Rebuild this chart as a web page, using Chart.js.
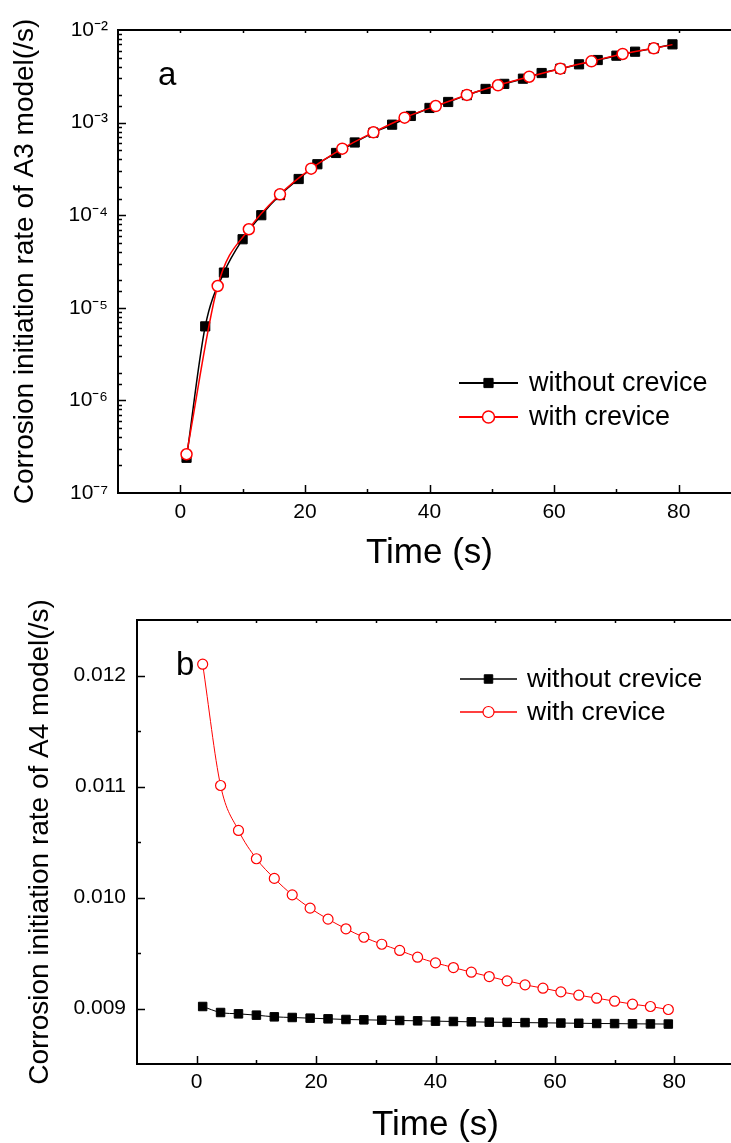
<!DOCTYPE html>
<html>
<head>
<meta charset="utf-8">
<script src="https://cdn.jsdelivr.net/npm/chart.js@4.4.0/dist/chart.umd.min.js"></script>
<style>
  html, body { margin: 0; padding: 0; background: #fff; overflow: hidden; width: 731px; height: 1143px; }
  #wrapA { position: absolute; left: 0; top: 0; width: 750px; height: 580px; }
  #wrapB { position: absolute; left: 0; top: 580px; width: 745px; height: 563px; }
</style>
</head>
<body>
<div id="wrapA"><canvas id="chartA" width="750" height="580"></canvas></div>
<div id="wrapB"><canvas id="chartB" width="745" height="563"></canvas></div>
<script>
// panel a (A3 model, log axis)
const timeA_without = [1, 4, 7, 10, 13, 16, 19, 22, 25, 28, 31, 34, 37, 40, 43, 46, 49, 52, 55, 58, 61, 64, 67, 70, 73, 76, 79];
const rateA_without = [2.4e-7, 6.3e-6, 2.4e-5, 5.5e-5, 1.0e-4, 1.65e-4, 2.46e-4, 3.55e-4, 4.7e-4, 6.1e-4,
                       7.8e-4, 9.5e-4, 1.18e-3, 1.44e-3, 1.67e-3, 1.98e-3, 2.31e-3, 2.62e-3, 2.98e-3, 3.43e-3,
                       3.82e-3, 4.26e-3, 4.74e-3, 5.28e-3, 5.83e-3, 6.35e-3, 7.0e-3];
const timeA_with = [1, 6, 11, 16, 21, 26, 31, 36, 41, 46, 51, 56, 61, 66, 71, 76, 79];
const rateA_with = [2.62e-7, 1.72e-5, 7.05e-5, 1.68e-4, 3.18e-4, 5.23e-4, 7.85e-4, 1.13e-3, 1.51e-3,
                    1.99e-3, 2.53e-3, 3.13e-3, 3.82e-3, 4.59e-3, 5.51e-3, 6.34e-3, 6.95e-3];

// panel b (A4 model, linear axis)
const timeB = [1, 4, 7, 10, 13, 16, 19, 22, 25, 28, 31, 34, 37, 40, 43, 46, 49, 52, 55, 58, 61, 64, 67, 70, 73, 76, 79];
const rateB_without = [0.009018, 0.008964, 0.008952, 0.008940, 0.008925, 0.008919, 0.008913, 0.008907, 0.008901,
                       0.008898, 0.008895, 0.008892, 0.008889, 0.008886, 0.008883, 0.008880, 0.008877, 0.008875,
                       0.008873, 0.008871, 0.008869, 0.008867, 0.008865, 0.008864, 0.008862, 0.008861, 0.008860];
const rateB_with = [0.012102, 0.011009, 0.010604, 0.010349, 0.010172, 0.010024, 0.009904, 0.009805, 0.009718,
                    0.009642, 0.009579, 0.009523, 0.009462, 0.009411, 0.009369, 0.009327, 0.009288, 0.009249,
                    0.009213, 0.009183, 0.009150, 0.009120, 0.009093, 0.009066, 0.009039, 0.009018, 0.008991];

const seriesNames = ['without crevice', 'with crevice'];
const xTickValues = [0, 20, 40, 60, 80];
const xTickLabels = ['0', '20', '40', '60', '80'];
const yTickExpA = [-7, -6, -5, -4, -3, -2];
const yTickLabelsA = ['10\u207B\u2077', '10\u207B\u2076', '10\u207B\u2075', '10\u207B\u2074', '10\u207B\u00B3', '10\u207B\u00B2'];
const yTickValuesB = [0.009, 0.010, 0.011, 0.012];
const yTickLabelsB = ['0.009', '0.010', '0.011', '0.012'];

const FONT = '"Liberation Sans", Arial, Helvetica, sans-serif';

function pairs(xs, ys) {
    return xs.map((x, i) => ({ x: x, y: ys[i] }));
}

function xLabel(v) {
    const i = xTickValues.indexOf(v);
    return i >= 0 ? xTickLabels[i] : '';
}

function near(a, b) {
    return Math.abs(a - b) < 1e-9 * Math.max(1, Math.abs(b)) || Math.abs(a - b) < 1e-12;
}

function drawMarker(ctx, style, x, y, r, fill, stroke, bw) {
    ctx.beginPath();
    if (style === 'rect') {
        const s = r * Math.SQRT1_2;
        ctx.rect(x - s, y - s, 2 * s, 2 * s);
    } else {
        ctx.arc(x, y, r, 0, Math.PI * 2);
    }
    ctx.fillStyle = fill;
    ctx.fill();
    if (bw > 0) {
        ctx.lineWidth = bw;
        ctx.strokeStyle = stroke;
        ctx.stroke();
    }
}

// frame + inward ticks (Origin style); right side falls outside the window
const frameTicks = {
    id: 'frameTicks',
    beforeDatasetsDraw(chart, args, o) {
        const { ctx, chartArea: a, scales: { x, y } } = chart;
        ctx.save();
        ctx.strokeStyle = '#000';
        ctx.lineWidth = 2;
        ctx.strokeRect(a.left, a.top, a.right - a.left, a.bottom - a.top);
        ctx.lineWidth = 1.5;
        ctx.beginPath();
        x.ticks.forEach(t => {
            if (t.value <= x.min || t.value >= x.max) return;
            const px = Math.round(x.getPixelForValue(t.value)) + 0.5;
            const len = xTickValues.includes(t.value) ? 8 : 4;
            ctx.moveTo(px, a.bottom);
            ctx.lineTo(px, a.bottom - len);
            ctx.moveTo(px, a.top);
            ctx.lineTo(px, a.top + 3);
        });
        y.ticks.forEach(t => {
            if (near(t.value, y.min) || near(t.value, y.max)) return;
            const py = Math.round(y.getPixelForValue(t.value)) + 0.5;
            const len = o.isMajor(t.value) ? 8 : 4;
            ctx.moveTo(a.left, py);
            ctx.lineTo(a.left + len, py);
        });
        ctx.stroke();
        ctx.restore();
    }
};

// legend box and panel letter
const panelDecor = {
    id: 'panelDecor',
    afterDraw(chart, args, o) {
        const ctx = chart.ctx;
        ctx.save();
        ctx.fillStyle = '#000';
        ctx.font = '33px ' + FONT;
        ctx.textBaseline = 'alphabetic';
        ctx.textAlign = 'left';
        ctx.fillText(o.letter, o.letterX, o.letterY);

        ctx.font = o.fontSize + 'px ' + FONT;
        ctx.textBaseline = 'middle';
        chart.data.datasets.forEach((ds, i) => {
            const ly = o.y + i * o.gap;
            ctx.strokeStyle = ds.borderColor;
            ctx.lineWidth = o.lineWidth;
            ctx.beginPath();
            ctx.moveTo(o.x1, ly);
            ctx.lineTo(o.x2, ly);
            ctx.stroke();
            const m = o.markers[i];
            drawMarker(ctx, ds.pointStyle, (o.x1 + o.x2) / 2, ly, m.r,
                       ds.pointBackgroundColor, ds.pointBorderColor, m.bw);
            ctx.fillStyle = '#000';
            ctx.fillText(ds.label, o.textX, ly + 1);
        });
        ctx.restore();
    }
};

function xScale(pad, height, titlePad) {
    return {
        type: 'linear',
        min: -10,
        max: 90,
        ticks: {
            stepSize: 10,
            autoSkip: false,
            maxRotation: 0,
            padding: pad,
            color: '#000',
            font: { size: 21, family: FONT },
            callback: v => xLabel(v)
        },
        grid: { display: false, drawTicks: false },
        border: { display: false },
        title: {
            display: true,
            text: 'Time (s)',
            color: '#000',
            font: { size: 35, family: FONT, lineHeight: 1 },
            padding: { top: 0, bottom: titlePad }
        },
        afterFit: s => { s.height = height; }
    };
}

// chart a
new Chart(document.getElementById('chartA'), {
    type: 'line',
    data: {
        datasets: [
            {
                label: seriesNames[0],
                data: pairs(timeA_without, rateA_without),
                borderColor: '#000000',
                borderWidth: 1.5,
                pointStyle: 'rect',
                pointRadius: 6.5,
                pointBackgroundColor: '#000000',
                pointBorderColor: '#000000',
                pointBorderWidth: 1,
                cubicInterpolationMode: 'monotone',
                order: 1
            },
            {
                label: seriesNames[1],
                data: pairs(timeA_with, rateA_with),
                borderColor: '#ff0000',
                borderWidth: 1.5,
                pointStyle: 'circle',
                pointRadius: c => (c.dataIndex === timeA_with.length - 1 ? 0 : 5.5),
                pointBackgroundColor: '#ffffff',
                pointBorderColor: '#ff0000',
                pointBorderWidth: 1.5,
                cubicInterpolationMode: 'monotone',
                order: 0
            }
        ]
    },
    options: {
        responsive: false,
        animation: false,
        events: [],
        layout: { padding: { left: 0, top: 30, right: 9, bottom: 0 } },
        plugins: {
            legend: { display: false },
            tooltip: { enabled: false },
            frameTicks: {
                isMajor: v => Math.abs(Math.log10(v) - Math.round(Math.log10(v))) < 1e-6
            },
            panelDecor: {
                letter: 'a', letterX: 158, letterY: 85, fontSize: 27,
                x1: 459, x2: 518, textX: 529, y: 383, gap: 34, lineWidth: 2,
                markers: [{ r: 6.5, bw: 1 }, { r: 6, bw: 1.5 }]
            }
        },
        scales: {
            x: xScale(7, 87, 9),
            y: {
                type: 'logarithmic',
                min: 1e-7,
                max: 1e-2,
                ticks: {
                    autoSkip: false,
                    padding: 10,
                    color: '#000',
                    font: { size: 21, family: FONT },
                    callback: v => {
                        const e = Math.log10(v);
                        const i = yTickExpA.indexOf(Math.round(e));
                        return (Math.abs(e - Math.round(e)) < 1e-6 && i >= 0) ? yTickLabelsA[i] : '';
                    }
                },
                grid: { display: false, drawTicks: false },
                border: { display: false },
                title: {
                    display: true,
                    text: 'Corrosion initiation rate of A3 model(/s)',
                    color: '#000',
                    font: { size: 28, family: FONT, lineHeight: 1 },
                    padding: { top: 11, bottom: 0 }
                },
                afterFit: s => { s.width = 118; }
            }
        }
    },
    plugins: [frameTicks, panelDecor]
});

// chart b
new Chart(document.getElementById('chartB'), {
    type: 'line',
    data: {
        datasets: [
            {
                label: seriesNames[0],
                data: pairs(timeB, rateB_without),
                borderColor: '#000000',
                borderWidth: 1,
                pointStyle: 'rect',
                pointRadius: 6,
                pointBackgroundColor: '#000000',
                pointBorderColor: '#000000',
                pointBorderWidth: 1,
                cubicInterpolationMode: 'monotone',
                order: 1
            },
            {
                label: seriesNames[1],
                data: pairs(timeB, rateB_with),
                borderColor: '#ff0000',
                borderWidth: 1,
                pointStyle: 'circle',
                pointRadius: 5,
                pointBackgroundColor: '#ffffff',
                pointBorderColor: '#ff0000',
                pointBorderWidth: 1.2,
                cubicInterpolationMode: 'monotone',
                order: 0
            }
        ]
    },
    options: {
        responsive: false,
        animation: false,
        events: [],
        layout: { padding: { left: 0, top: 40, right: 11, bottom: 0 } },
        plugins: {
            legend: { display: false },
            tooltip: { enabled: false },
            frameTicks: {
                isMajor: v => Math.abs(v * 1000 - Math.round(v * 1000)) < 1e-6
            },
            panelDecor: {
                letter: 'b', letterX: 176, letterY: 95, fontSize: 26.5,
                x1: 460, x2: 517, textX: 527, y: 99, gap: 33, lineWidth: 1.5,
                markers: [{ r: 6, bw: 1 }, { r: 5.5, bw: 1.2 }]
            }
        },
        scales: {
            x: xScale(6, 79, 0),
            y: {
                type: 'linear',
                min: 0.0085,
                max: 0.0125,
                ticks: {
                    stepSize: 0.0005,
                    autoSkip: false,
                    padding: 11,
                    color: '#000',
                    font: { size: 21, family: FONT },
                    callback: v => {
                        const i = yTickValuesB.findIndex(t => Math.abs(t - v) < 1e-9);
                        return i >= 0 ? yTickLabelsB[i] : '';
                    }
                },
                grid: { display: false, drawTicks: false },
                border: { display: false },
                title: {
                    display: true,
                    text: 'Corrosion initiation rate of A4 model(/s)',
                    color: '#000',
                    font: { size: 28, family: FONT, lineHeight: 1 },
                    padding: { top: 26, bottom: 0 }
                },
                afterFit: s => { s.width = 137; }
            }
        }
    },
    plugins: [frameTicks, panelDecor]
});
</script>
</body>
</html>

※ ※ ※

(Job)
Transcribe exactly, with no pictures, the lines running from the first line of the material through the line holding "5.51e-3, 6.34e-3, 6.95e-3];".

(Solution)
Rebuild this chart as a web page, using Chart.js.
<!DOCTYPE html>
<html>
<head>
<meta charset="utf-8">
<script src="https://cdn.jsdelivr.net/npm/chart.js@4.4.0/dist/chart.umd.min.js"></script>
<style>
  html, body { margin: 0; padding: 0; background: #fff; overflow: hidden; width: 731px; height: 1143px; }
  #wrapA { position: absolute; left: 0; top: 0; width: 750px; height: 580px; }
  #wrapB { position: absolute; left: 0; top: 580px; width: 745px; height: 563px; }
</style>
</head>
<body>
<div id="wrapA"><canvas id="chartA" width="750" height="580"></canvas></div>
<div id="wrapB"><canvas id="chartB" width="745" height="563"></canvas></div>
<script>
// panel a (A3 model, log axis)
const timeA_without = [1, 4, 7, 10, 13, 16, 19, 22, 25, 28, 31, 34, 37, 40, 43, 46, 49, 52, 55, 58, 61, 64, 67, 70, 73, 76, 79];
const rateA_without = [2.4e-7, 6.3e-6, 2.4e-5, 5.5e-5, 1.0e-4, 1.65e-4, 2.46e-4, 3.55e-4, 4.7e-4, 6.1e-4,
                       7.8e-4, 9.5e-4, 1.18e-3, 1.44e-3, 1.67e-3, 1.98e-3, 2.31e-3, 2.62e-3, 2.98e-3, 3.43e-3,
                       3.82e-3, 4.26e-3, 4.74e-3, 5.28e-3, 5.83e-3, 6.35e-3, 7.0e-3];
const timeA_with = [1, 6, 11, 16, 21, 26, 31, 36, 41, 46, 51, 56, 61, 66, 71, 76, 79];
const rateA_with = [2.62e-7, 1.72e-5, 7.05e-5, 1.68e-4, 3.18e-4, 5.23e-4, 7.85e-4, 1.13e-3, 1.51e-3,
                    1.99e-3, 2.53e-3, 3.13e-3, 3.82e-3, 4.59e-3, 5.51e-3, 6.34e-3, 6.95e-3];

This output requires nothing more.